Herbarium in Adelaide, South Australia

The State Herbarium of South Australia, sometimes called the South Australian Herbarium, and having the herbarium code, AD, is located in Adelaide, South Australia. It is one of several State and Commonwealth herbaria in Australia. The Department for Environment and Water is the state agency which is responsible for the Herbarium, but the Board of the Botanic Gardens and State Herbarium (established by an Act of Parliament, most recently the Botanic Gardens and State Herbarium Act 1978) is charged with its establishment and maintenance.

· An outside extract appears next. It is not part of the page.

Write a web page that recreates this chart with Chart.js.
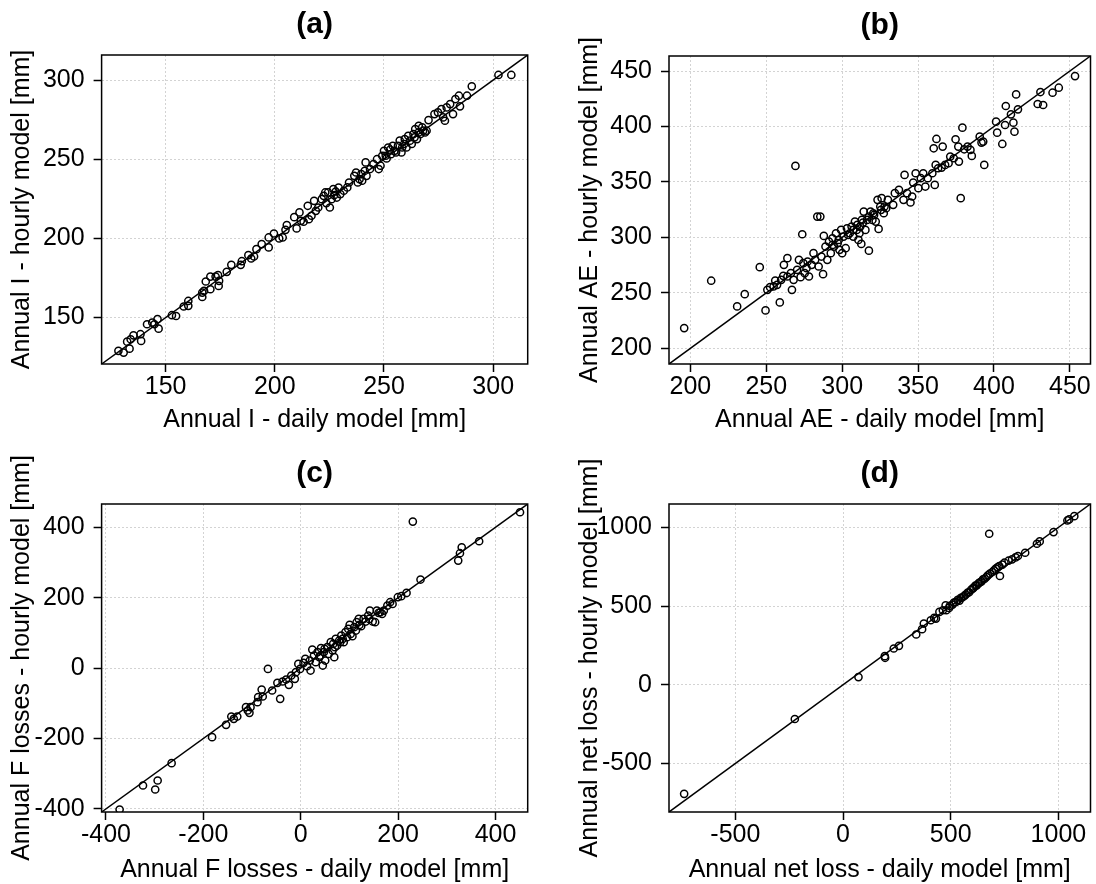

The Herbarium publishes for the electronic Flora of South Australia FloraSA and the Census of South Australian plants, algae and fungi. It also publishes the journal, Swainsona (formerly Journal of the Adelaide Botanic Gardens).

==History==
In 1954 the State Herbarium of South Australia was founded as part of the Adelaide Botanic Garden. The first flora collection of the state was produced by Richard Schomburgk (1811–1891) in 1875.

The State Herbarium's collections include collections of Ralph Tate, John McConnell Black (via the South Australian Museum), the moss herbarium of Professor David Guthrie Catcheside (1907–1994), and the collections of the Field Naturalists Society of South Australia.

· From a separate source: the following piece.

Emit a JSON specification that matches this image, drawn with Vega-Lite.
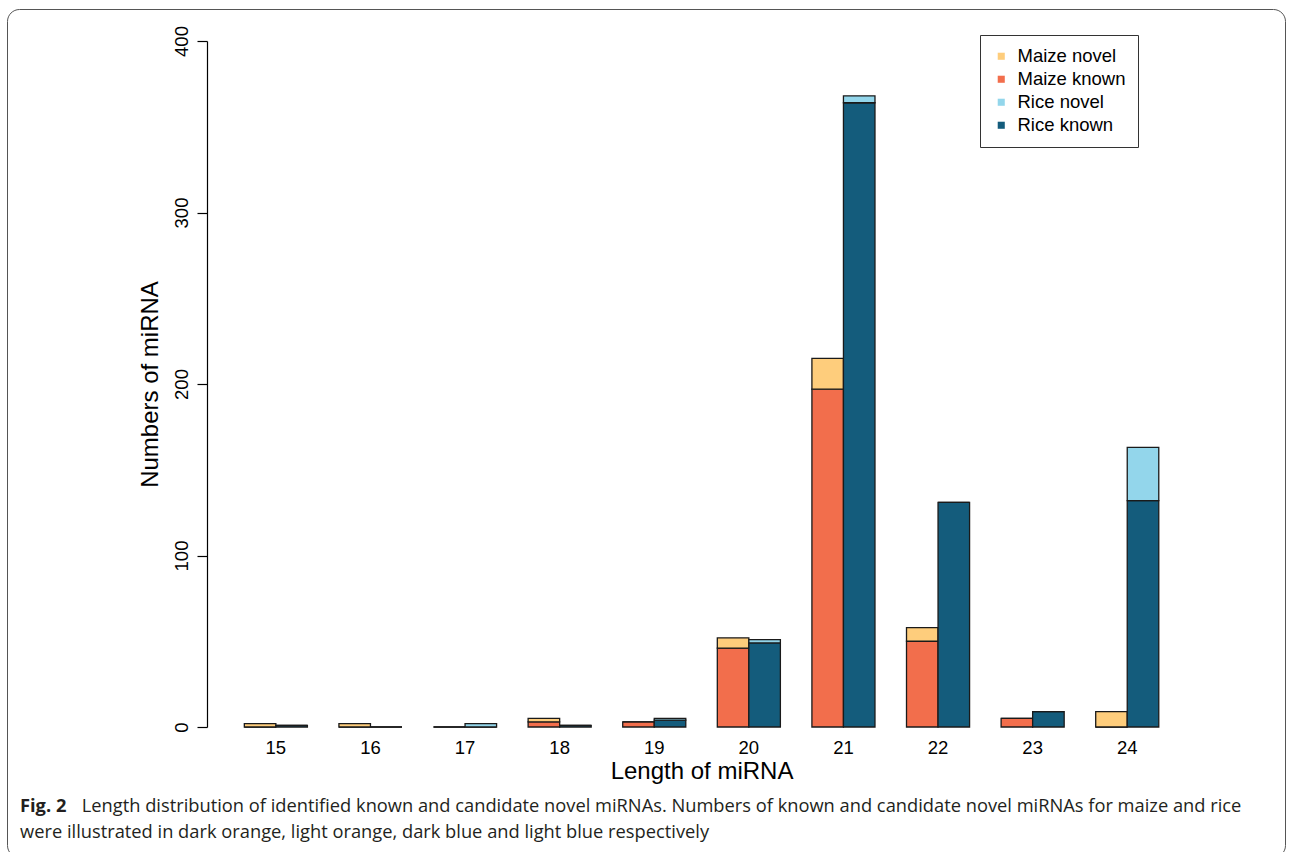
{
  "$schema": "https://vega.github.io/schema/vega-lite/v6.json",
  "autosize": {"type": "none"},
  "padding": {"left": 7, "top": 9, "right": 7, "bottom": -5},
  "width": 1278,
  "height": 848,
  "background": "white",
  "view": {"stroke": "#555555", "cornerRadius": 12, "fill": "white"},
  "title": {
    "text": "Fig. 2",
    "subtitle": [
      "\u200b\u00a0\u00a0\u00a0\u00a0\u00a0\u00a0\u00a0\u00a0\u00a0\u00a0\u00a0\u00a0\u00a0Length distribution of identified known and candidate novel miRNAs. Numbers of known and candidate novel miRNAs for maize and rice",
      "were illustrated in dark orange, light orange, dark blue and light blue respectively"
    ],
    "orient": "bottom",
    "anchor": "start",
    "frame": "group",
    "offset": -59,
    "dx": 13,
    "font": "Open Sans",
    "fontSize": 18.3,
    "fontWeight": "bold",
    "color": "#231f20",
    "subtitleFont": "Open Sans",
    "subtitleFontSize": 18.3,
    "subtitleFontWeight": "normal",
    "subtitleColor": "#231f20",
    "subtitlePadding": -18.8,
    "subtitleLineHeight": 26
  },
  "data": {
    "values": [
      {"length": "15", "species": "Maize", "type": "known", "category": "Maize known", "count": 0},
      {"length": "15", "species": "Maize", "type": "novel", "category": "Maize novel", "count": 2},
      {"length": "15", "species": "Rice", "type": "known", "category": "Rice known", "count": 1},
      {"length": "15", "species": "Rice", "type": "novel", "category": "Rice novel", "count": 0},
      {"length": "16", "species": "Maize", "type": "known", "category": "Maize known", "count": 0},
      {"length": "16", "species": "Maize", "type": "novel", "category": "Maize novel", "count": 2},
      {"length": "16", "species": "Rice", "type": "known", "category": "Rice known", "count": 0},
      {"length": "16", "species": "Rice", "type": "novel", "category": "Rice novel", "count": 0},
      {"length": "17", "species": "Maize", "type": "known", "category": "Maize known", "count": 0},
      {"length": "17", "species": "Maize", "type": "novel", "category": "Maize novel", "count": 0},
      {"length": "17", "species": "Rice", "type": "known", "category": "Rice known", "count": 0},
      {"length": "17", "species": "Rice", "type": "novel", "category": "Rice novel", "count": 2},
      {"length": "18", "species": "Maize", "type": "known", "category": "Maize known", "count": 3},
      {"length": "18", "species": "Maize", "type": "novel", "category": "Maize novel", "count": 2},
      {"length": "18", "species": "Rice", "type": "known", "category": "Rice known", "count": 1},
      {"length": "18", "species": "Rice", "type": "novel", "category": "Rice novel", "count": 0},
      {"length": "19", "species": "Maize", "type": "known", "category": "Maize known", "count": 3},
      {"length": "19", "species": "Maize", "type": "novel", "category": "Maize novel", "count": 0},
      {"length": "19", "species": "Rice", "type": "known", "category": "Rice known", "count": 4},
      {"length": "19", "species": "Rice", "type": "novel", "category": "Rice novel", "count": 1},
      {"length": "20", "species": "Maize", "type": "known", "category": "Maize known", "count": 46},
      {"length": "20", "species": "Maize", "type": "novel", "category": "Maize novel", "count": 6},
      {"length": "20", "species": "Rice", "type": "known", "category": "Rice known", "count": 49},
      {"length": "20", "species": "Rice", "type": "novel", "category": "Rice novel", "count": 2},
      {"length": "21", "species": "Maize", "type": "known", "category": "Maize known", "count": 197},
      {"length": "21", "species": "Maize", "type": "novel", "category": "Maize novel", "count": 18},
      {"length": "21", "species": "Rice", "type": "known", "category": "Rice known", "count": 364},
      {"length": "21", "species": "Rice", "type": "novel", "category": "Rice novel", "count": 4},
      {"length": "22", "species": "Maize", "type": "known", "category": "Maize known", "count": 50},
      {"length": "22", "species": "Maize", "type": "novel", "category": "Maize novel", "count": 8},
      {"length": "22", "species": "Rice", "type": "known", "category": "Rice known", "count": 131},
      {"length": "22", "species": "Rice", "type": "novel", "category": "Rice novel", "count": 0},
      {"length": "23", "species": "Maize", "type": "known", "category": "Maize known", "count": 5},
      {"length": "23", "species": "Maize", "type": "novel", "category": "Maize novel", "count": 0},
      {"length": "23", "species": "Rice", "type": "known", "category": "Rice known", "count": 9},
      {"length": "23", "species": "Rice", "type": "novel", "category": "Rice novel", "count": 0},
      {"length": "24", "species": "Maize", "type": "known", "category": "Maize known", "count": 0},
      {"length": "24", "species": "Maize", "type": "novel", "category": "Maize novel", "count": 9},
      {"length": "24", "species": "Rice", "type": "known", "category": "Rice known", "count": 132},
      {"length": "24", "species": "Rice", "type": "novel", "category": "Rice novel", "count": 31}
    ]
  },
  "mark": {"type": "bar", "stroke": "#1a1a1a", "strokeWidth": 1.3},
  "encoding": {
    "x": {
      "field": "length",
      "type": "nominal",
      "scale": {"type": "band", "range": [205.8, 1183.3], "paddingInner": 0.3333, "paddingOuter": 0.3333},
      "axis": {
        "orient": "bottom",
        "offset": -130,
        "domain": false,
        "ticks": false,
        "labelAngle": 0,
        "labelFont": "Liberation Sans",
        "labelFontSize": 18.5,
        "labelColor": "black",
        "labelPadding": 11,
        "labelBaseline": "top",
        "title": "Length of miRNA",
        "titleFont": "Liberation Sans",
        "titleFontSize": 24,
        "titleFontWeight": "normal",
        "titleColor": "black",
        "titlePadding": 3
      }
    },
    "xOffset": {
      "field": "species",
      "type": "nominal",
      "sort": ["Maize", "Rice"],
      "scale": {"paddingInner": 0, "paddingOuter": 0}
    },
    "y": {
      "field": "count",
      "type": "quantitative",
      "stack": "zero",
      "scale": {"domain": [0, 400], "range": [718, 32], "nice": false},
      "axis": {
        "orient": "left",
        "offset": -200,
        "values": [0, 100, 200, 300, 400],
        "grid": false,
        "domain": true,
        "domainColor": "black",
        "domainWidth": 1.2,
        "tickColor": "black",
        "tickWidth": 1.2,
        "tickSize": 10,
        "labelAngle": 270,
        "labelAlign": "center",
        "labelBaseline": "bottom",
        "labelFont": "Liberation Sans",
        "labelFontSize": 18.5,
        "labelColor": "black",
        "labelPadding": 6,
        "title": "Numbers of miRNA",
        "titleFont": "Liberation Sans",
        "titleFontSize": 24,
        "titleFontWeight": "normal",
        "titleColor": "black",
        "titlePadding": 10
      }
    },
    "color": {
      "field": "category",
      "type": "nominal",
      "scale": {
        "domain": ["Maize novel", "Maize known", "Rice novel", "Rice known"],
        "range": ["#fecd7c", "#f26e4c", "#93d6eb", "#145c7c"]
      },
      "legend": {
        "title": null,
        "orient": "none",
        "legendX": 973,
        "legendY": 26,
        "strokeColor": "#333333",
        "fillColor": "white",
        "padding": 12,
        "symbolType": "square",
        "symbolSize": 50,
        "symbolStrokeWidth": 0,
        "labelFont": "Liberation Sans",
        "labelFontSize": 18.5,
        "labelColor": "black",
        "labelOffset": 7,
        "rowPadding": 4
      }
    },
    "order": {"field": "type", "sort": "ascending"}
  }
}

Since 2000 the Herbarium has been located in the historic Tram Barn A building adjacent to the Adelaide Botanic Garden's Bicentennial Conservatory on Hackney Road, Adelaide.

In late 2011 the Herbarium was due to list its one millionth specimen, possibly a new species.

Also in 2011, the Herbarium produced an online version of the Flora of South Australia, 5th edition.